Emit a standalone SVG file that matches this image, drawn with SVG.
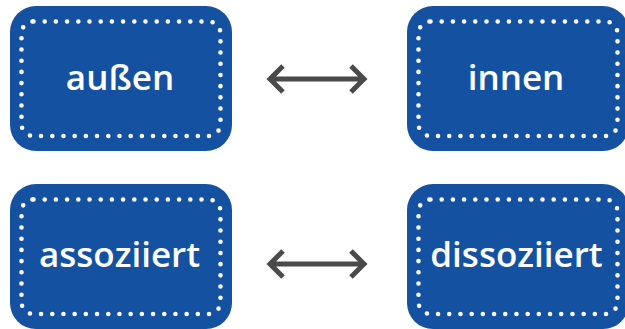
<svg xmlns="http://www.w3.org/2000/svg" width="625" height="329" viewBox="0 0 625 329">
  <style>
    .box { fill: #1551a1; }
    .dots { fill: none; stroke: #ffffff; stroke-width: 4.6; stroke-linecap: round; stroke-dasharray: 0 11.2; }
    .label { fill: #ffffff; font-family: "Open Sans", "Noto Sans", sans-serif; font-weight: 600; font-size: 35px; text-anchor: middle; }
    .arrow { fill: none; stroke: #4a4a4a; stroke-width: 5; stroke-linecap: butt; stroke-linejoin: miter; }
  </style>
  <rect width="625" height="329" fill="#ffffff"/>

  <g id="aussen">
    <rect class="box" x="10" y="6" width="222" height="145" rx="26"/>
    <rect class="dots" x="21.5" y="21.5" width="199" height="114.5" rx="12"/>
    <text class="label" x="120" y="90">außen</text>
  </g>

  <g id="innen">
    <rect class="box" x="407" y="6" width="222" height="145" rx="26"/>
    <rect class="dots" x="418.5" y="21.5" width="199" height="114.5" rx="12"/>
    <text class="label" x="516" y="90">innen</text>
  </g>

  <g id="assoziiert">
    <rect class="box" x="10" y="184" width="222" height="145" rx="26"/>
    <rect class="dots" x="21.5" y="199.5" width="199" height="114.5" rx="12"/>
    <text class="label" x="119.5" y="267">assoziiert</text>
  </g>

  <g id="dissoziiert">
    <rect class="box" x="407" y="184" width="222" height="145" rx="26"/>
    <rect class="dots" x="418.5" y="199.5" width="199" height="114.5" rx="12"/>
    <text class="label" x="516.5" y="267">dissoziiert</text>
  </g>

  <g id="connectors">
    <path class="arrow" d="M270 79 H364 M283 66 L270 79 L283 92 M351 66 L364 79 L351 92"/>
    <path class="arrow" d="M270 264 H364 M283 251 L270 264 L283 277 M351 251 L364 264 L351 277"/>
  </g>
</svg>
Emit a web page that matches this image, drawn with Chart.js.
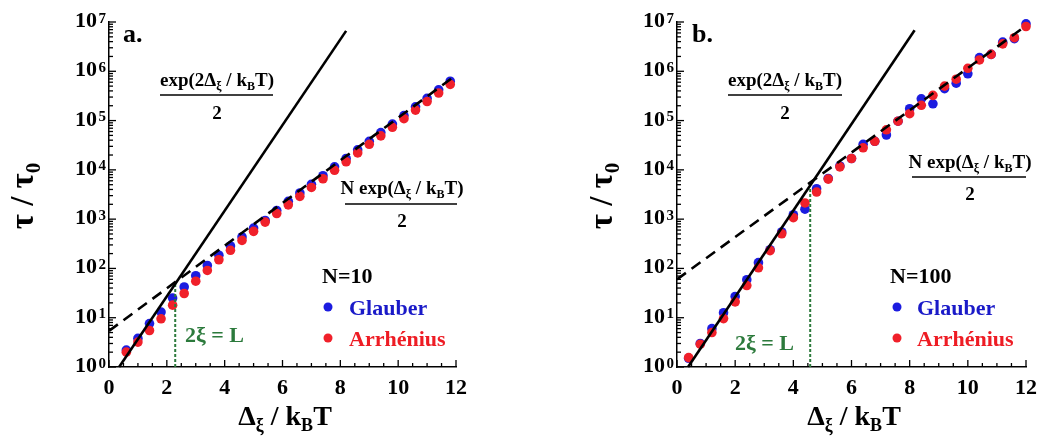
<!DOCTYPE html>
<html><head><meta charset="utf-8">
<script src="https://cdn.jsdelivr.net/npm/chart.js@4.4.1/dist/chart.umd.min.js"></script>
<style>
html,body{margin:0;padding:0;background:#fff;}
#wrap{position:relative;width:1039px;height:443px;overflow:hidden;background:#fff}
canvas{position:absolute;top:0}
</style></head>
<body>
<div id="wrap">
<canvas id="ca" width="520" height="443" style="left:0"></canvas>
<canvas id="cb" width="519" height="443" style="left:520px"></canvas>
</div>
<script>
// ---------- data ----------
const xA = [0.6,1.0,1.4,1.8,2.2,2.6,3.0,3.4,3.8,4.2,4.6,5.0,5.4,5.8,6.2,6.6,7.0,7.4,7.8,8.2,8.6,9.0,9.4,9.8,10.2,10.6,11.0,11.4,11.8];
const glauberA = [2.2,3.8,7.6,13,25,42,71,115,185,285,435,660,940,1500,2300,3400,5100,7600,11500,17000,25500,38000,57000,85000,126000,190000,282000,420000,630000];
const arrheniusA = [2.0,3.2,5.5,9.5,18,31,55,91,150,233,370,565,870,1300,1950,2900,4400,6600,9800,14600,22000,33000,49000,73000,109000,163000,243000,362000,540000];

const xB = [0.4,0.8,1.2,1.6,2.0,2.4,2.8,3.2,3.6,4.0,4.4,4.8,5.2,5.6,6.0,6.4,6.8,7.2,7.6,8.0,8.4,8.8,9.2,9.6,10.0,10.4,10.8,11.2,11.6,12.0];
const glauberB = [1.5,3.0,6.0,12.6,27,59,131,240,550,1230,1590,4150,6700,12000,17000,33000,38000,51000,97000,174000,276000,219000,445000,575000,890000,1.9e6,2.2e6,3.9e6,4.6e6,9.2e6];
const arrheniusB = [1.55,2.9,5.0,9.6,21,45,103,230,505,1070,2130,3550,6500,11500,17000,28000,38000,65000,97000,138000,204000,325000,500000,690000,1.15e6,1.7e6,2.2e6,3.6e6,4.8e6,8.1e6];

// theory lines (end points)
const solidAx = [0.35, 8.2],  solidAy = [1, 6.6e6];
const dashAx  = [0, 11.85],   dashAy  = [5.4, 7.2e5];
const solidBx = [0.38, 8.17], solidBy = [1, 6.8e6];
const dashBx  = [0, 11.9],    dashBy  = [60, 7.6e6];
// 2xi = L markers
const lenAx = [2.29, 2.29], lenAy = [1, 50];
const lenBx = [4.58, 4.58], lenBy = [1, 4500];

// ticks
const xTickValues = [0,2,4,6,8,10,12];
const xTickLabels = ['0','2','4','6','8','10','12'];
const yTickExps = [0,1,2,3,4,5,6,7];

// ---------- helpers ----------
const FONT = '"Liberation Serif","Times New Roman",serif';
const fnt = s => 'bold ' + s + 'px ' + FONT;
const BLUE = '#1c1ce0', RED = '#f0202a', GREEN = '#2c7a3c';

function pts(xs, ys){ return xs.map((x,i)=>({x:x, y:ys[i]})); }

function rich(ctx, parts, x, y, align){
  let w = 0;
  parts.forEach(p => { ctx.font = fnt(p[1]); p.w = ctx.measureText(p[0]).width; w += p.w; });
  let cx = align === 'center' ? x - w/2 : (align === 'right' ? x - w : x);
  ctx.textAlign = 'left'; ctx.textBaseline = 'alphabetic';
  parts.forEach(p => { ctx.font = fnt(p[1]); ctx.fillText(p[0], cx, y + (p[2]||0)); cx += p.w; });
  return w;
}

const annotPlugin = {
  id: 'annot',
  afterDraw(chart, args, o){
    const ctx = chart.ctx, xs = chart.scales.x, ys = chart.scales.y, ca = chart.chartArea;
    ctx.save();
    // inward ticks
    ctx.strokeStyle = '#000'; ctx.lineWidth = 1.3;
    for (let k = 0; k <= 24; k++){
      const v = k * 0.5, px = xs.getPixelForValue(v);
      const len = (k % 4 === 0) ? 7 : 4;
      ctx.beginPath(); ctx.moveTo(px, ca.bottom); ctx.lineTo(px, ca.bottom - len); ctx.stroke();
    }
    for (let n = 0; n <= 7; n++){
      for (let m = 1; m <= 9; m++){
        if (n === 7 && m > 1) break;
        const py = ys.getPixelForValue(m * Math.pow(10, n));
        const len = (m === 1) ? 7 : 4;
        ctx.beginPath(); ctx.moveTo(ca.left, py); ctx.lineTo(ca.left + len, py); ctx.stroke();
      }
    }
    // tick labels
    ctx.fillStyle = '#000';
    ctx.font = fnt(22); ctx.textAlign = 'center'; ctx.textBaseline = 'alphabetic';
    xTickLabels.forEach((lab, i) => ctx.fillText(lab, xs.getPixelForValue(xTickValues[i]), ca.bottom + 27));
    yTickExps.forEach(e => {
      const py = ys.getPixelForValue(Math.pow(10, e));
      ctx.textAlign = 'right';
      ctx.font = fnt(15);
      const ew = ctx.measureText(String(e)).width;
      ctx.fillText(String(e), ca.left - 3, py + 0.5);
      ctx.font = fnt(22);
      ctx.fillText('10', ca.left - 4.5 - ew, py + 5);
    });
    // axis titles
    rich(ctx, [['Δ',28],['ξ',18,6],[' / k',28],['B',18,6],['T',28]], o.xTitleX, 425, 'center');
    ctx.save();
    ctx.translate(o.yTitleX, 196);
    ctx.rotate(-Math.PI/2);
    rich(ctx, [['τ / τ',33],['0',21,7]], 0, 0, 'center');
    ctx.restore();
    // panel letter
    ctx.fillStyle = '#000';
    rich(ctx, [[o.letter, 26]], o.letterX, 42, 'left');
    // fraction 1
    rich(ctx, [['exp(2Δ',19],['ξ',12,4],[' / k',19],['B',12,4],['T)',19]], o.expCx, 86, 'center');
    ctx.lineWidth = 1.6;
    ctx.beginPath(); ctx.moveTo(o.expBarX[0], 95); ctx.lineTo(o.expBarX[1], 95); ctx.stroke();
    rich(ctx, [['2',19]], o.expCx, 119, 'center');
    // fraction 2
    rich(ctx, [['N exp(Δ',19],['ξ',12,4],[' / k',19],['B',12,4],['T)',19]], o.nexpCx, o.nexpY + 6, 'center');
    ctx.beginPath(); ctx.moveTo(o.nexpBarX[0], o.nexpBar); ctx.lineTo(o.nexpBarX[1], o.nexpBar); ctx.stroke();
    rich(ctx, [['2',19]], o.nexpCx, o.nexp2Y + 7, 'center');
    // legend block
    rich(ctx, [[o.nLabel, 22]], o.nX, 283, 'left');
    ctx.fillStyle = BLUE;
    ctx.beginPath(); ctx.arc(o.legDotX, 307, 4.5, 0, Math.PI*2); ctx.fill();
    ctx.fillStyle = '#1a1ac8';
    rich(ctx, [['Glauber', 22]], o.legTextX, 315, 'left');
    ctx.fillStyle = RED;
    ctx.beginPath(); ctx.arc(o.legDotX, 338, 4.5, 0, Math.PI*2); ctx.fill();
    ctx.fillStyle = '#ee1c24';
    rich(ctx, [['Arrhénius', 22]], o.legTextX, 346, 'left');
    // 2xi = L
    ctx.fillStyle = GREEN;
    rich(ctx, [['2ξ = L', 22]], o.lenX, o.lenY + 7, 'left');
    ctx.restore();
  }
};

function makeChart(id, cfg){
  const datasets = [
    {data: pts(cfg.sx, cfg.sy), showLine: true, borderColor: '#000', borderWidth: 2.6, pointRadius: 0, clip: false},
    {data: pts(cfg.dx, cfg.dy), showLine: true, borderColor: '#000', borderWidth: 2.6, borderDash: [11,7], pointRadius: 0, clip: false},
    {data: pts(cfg.lx, cfg.ly), showLine: true, borderColor: GREEN, borderWidth: 2, borderDash: [3,2], pointRadius: 0, clip: false},
    {data: pts(cfg.x, cfg.red), showLine: false, pointRadius: 4.8, pointBackgroundColor: RED, pointBorderWidth: 0, backgroundColor: RED, borderColor: RED, clip: false},
    {data: pts(cfg.x, cfg.blue), showLine: false, pointRadius: 4.8, pointBackgroundColor: BLUE, pointBorderWidth: 0, backgroundColor: BLUE, borderColor: BLUE, clip: false}
  ];
  return new Chart(document.getElementById(id), {
    type: 'scatter',
    data: {datasets},
    plugins: [annotPlugin],
    options: {
      responsive: false, animation: false, events: [],
      layout: {padding: {left: 0, top: 22, right: cfg.padRight, bottom: 0}},
      plugins: {legend: {display: false}, tooltip: {enabled: false}, annot: cfg.annot},
      scales: {
        x: {type: 'linear', min: 0, max: 12,
            grid: {display: false, drawTicks: false},
            border: {display: true, color: '#000', width: 1.5},
            ticks: {display: false},
            afterFit: s => { s.height = 76; }},
        y: {type: 'logarithmic', min: 1, max: 1e7,
            grid: {display: false, drawTicks: false},
            border: {display: true, color: '#000', width: 1.5},
            ticks: {display: false},
            afterFit: s => { s.width = cfg.yWidth; }}
      }
    }
  });
}

makeChart('ca', {
  x: xA, blue: glauberA, red: arrheniusA,
  sx: solidAx, sy: solidAy, dx: dashAx, dy: dashAy, lx: lenAx, ly: lenAy,
  yWidth: 109, padRight: 64,
  annot: {letter: 'a.', letterX: 123, expCx: 217, expBarX: [160, 273],
          nexpCx: 402, nexpY: 188, nexpBar: 204, nexpBarX: [345, 457], nexp2Y: 220,
          nLabel: 'N=10', nX: 322, legDotX: 328, legTextX: 349,
          lenX: 185, lenY: 335, yTitleX: 33, xTitleX: 285}
});
makeChart('cb', {
  x: xB, blue: glauberB, red: arrheniusB,
  sx: solidBx, sy: solidBy, dx: dashBx, dy: dashBy, lx: lenBx, ly: lenBy,
  yWidth: 157, padRight: 13,
  annot: {letter: 'b.', letterX: 172, expCx: 265, expBarX: [208, 322],
          nexpCx: 450, nexpY: 162, nexpBar: 177, nexpBarX: [392, 506], nexp2Y: 193,
          nLabel: 'N=100', nX: 370, legDotX: 377, legTextX: 397,
          lenX: 215, lenY: 343, yTitleX: 92, xTitleX: 334}
});
</script>
</body></html>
------------------------------------------------------------
DIRECTIVE » Copy each line of the listing that contains the string "this".

COMPLETED TASK »
Emit a standalone SVG file that matches this image, drawn with SVG.
Emit a web page that matches this image, drawn with Chart.js.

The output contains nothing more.